Peripatain is doing a proof by contradiction, which is a valid way to do things.

True, but Peripatain has still proven the same thing twice, once
Sp{(a,b),(c,d)}=R^2 $\Rightarrow$ ad-bc≠0
and then
ad-bc=0 $\Rightarrow$ Sp{(a,b),(c,d)}≠R^2.

Adding "Hence, ad-bc≠0 => Sp{(a,b),(c,d)} = R^2" was wrong, this does not follow from either proof.

This situation is like first proving
"if you read good books $\Rightarrow$ you will grow wise"
and then
"if you're not wise $\Rightarrow$ you obviously didn't read good books".

These are not equivalent though, since you could be wise without reading books at all (for instance by listening to advice from others).

 

[peripatein]

Wouldn't proving it the way you suggested be the same proof as the in first direction?

 

[Mark44]

True, but Peripatain has still proven the same thing twice, once
Sp{(a,b),(c,d)}=R^2 $\Rightarrow$ ad-bc≠0
and then
ad-bc=0 $\Rightarrow$ Sp{(a,b),(c,d)}≠R^2.

Adding "Hence, ad-bc≠0 => Sp{(a,b),(c,d)} = R^2" was wrong, this does not follow from either proof.

This situation is like first proving
"if you read good books $\Rightarrow$ you will grow wise"
and then
"if you're not wise $\Rightarrow$ you obviously didn't read good books".

These are not equivalent though, since you could be wise without reading books at all (for instance by listening to advice from others).

You are correct.
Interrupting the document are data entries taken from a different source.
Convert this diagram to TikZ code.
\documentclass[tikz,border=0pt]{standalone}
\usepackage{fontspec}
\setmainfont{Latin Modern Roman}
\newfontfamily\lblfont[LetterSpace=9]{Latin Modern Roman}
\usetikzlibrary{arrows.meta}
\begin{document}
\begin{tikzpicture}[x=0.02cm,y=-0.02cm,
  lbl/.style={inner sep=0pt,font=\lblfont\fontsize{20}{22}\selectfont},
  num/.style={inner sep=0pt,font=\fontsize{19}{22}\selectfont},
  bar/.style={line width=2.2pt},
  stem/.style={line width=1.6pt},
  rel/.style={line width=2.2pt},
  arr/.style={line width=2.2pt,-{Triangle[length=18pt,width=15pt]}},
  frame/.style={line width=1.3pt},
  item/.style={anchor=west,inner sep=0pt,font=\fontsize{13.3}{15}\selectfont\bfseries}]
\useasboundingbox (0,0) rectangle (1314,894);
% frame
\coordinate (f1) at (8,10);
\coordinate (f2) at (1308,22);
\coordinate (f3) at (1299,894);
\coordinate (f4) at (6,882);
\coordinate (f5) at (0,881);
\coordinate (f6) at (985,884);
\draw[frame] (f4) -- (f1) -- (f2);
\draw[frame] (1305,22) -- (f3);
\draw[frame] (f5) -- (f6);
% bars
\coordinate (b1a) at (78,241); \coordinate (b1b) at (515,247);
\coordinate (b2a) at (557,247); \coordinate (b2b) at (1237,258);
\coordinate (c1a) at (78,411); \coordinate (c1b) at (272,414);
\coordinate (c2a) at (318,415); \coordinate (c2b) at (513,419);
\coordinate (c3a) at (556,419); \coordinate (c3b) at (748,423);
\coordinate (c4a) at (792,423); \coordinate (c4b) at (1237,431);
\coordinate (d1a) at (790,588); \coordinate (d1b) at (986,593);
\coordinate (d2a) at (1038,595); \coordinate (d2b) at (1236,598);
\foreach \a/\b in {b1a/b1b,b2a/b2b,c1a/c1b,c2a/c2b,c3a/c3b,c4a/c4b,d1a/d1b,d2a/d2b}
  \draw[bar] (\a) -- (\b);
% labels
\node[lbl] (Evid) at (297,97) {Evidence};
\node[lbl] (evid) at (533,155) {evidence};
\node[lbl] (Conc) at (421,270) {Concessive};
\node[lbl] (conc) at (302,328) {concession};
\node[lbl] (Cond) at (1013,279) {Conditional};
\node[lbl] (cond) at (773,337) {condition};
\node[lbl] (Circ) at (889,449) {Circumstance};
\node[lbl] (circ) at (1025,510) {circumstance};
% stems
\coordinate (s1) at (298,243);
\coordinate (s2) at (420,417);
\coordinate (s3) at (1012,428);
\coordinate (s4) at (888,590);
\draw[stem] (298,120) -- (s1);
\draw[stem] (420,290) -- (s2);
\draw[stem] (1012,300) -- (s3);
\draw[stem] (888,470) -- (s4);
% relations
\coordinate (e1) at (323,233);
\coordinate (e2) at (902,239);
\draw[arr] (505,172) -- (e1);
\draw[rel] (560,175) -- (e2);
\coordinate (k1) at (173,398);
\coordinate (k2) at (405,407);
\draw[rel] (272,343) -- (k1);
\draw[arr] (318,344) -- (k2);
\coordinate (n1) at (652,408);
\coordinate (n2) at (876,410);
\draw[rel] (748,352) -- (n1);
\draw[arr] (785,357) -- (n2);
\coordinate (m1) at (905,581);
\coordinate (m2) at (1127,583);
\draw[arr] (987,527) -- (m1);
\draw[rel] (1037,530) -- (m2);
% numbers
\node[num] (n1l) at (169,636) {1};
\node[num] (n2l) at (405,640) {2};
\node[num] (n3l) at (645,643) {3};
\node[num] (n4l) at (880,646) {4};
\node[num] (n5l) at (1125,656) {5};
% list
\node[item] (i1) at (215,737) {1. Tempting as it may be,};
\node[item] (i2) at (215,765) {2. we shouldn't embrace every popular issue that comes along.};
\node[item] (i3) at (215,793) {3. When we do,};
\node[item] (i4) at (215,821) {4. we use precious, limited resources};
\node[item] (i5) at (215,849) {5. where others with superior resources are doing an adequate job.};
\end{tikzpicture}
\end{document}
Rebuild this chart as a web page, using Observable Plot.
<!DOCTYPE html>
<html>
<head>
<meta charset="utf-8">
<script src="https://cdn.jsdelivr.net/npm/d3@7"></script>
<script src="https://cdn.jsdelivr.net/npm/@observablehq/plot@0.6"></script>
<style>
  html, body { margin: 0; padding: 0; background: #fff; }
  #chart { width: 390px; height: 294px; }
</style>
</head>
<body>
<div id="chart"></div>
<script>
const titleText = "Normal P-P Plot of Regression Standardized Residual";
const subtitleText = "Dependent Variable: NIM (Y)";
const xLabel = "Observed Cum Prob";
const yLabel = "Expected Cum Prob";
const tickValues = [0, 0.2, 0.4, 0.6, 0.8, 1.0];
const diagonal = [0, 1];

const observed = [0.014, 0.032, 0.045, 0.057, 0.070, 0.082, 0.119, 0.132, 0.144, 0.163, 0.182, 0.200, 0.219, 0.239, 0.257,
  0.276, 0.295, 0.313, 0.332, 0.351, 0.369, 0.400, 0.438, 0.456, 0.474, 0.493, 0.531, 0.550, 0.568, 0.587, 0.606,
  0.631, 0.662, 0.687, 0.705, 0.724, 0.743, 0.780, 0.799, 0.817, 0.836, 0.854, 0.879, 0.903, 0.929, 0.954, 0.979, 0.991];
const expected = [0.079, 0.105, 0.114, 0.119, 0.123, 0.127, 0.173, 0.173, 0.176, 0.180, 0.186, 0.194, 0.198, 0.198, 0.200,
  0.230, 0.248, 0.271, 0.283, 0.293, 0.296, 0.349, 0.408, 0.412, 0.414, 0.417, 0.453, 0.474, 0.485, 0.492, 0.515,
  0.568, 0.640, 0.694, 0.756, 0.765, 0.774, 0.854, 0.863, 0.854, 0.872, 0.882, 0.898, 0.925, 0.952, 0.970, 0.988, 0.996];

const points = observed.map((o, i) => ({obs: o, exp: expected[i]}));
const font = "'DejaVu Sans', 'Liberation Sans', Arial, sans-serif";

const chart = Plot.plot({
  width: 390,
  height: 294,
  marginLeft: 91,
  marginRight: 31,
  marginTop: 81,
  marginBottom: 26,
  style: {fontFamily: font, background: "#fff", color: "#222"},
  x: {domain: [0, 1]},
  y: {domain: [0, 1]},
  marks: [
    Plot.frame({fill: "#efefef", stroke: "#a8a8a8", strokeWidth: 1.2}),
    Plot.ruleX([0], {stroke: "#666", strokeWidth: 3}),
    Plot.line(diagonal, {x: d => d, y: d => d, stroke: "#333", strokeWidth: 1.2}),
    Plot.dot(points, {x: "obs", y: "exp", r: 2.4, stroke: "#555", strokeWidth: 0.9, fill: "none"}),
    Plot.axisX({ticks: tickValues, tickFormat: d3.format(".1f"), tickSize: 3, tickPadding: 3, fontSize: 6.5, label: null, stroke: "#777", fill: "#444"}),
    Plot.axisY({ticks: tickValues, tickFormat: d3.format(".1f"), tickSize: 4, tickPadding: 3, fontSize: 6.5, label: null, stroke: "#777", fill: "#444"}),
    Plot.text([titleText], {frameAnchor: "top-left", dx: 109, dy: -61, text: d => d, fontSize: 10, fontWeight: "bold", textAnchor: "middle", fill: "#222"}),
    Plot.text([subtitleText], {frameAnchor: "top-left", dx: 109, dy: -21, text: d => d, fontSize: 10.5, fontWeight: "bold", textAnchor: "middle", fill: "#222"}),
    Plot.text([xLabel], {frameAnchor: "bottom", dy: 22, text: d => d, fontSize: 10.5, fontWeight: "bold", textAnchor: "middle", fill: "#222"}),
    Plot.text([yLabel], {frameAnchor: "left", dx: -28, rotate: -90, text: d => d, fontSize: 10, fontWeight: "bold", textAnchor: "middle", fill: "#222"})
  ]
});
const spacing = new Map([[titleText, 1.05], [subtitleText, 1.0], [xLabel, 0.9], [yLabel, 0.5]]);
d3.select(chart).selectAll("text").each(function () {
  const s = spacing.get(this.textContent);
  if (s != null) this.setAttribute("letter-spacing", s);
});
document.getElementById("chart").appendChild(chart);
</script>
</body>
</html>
I confess that I didn't look at the 2nd part that carefully.

Peripatain, you need to start by assuming that ad - bc ≠ 0, and then showing that the two vectors span R².

 

[Michael Redei]

Assume ad-bc≠0. Then you can solve any equation of the kind you mentioned in the first part, that is anything like β(ad-bc) = xb-ya, no matter how you choose x and y. And that means that every vector (x,y) lies in Sp{(a,b),(c,d)}. Actually the two proofs are very similar, only the wording differs a bit:

(1) R^2=Sp{...} => every point (x,y) fulfils the equations... => β(...) = ... must have a solution => ad-bc≠0.

(2) ad-bc≠0 => β(...)=... always has a solution, no matter how x,y are chosen => any point (x,y) lies in Sp{...} => Sp{...}=R^2.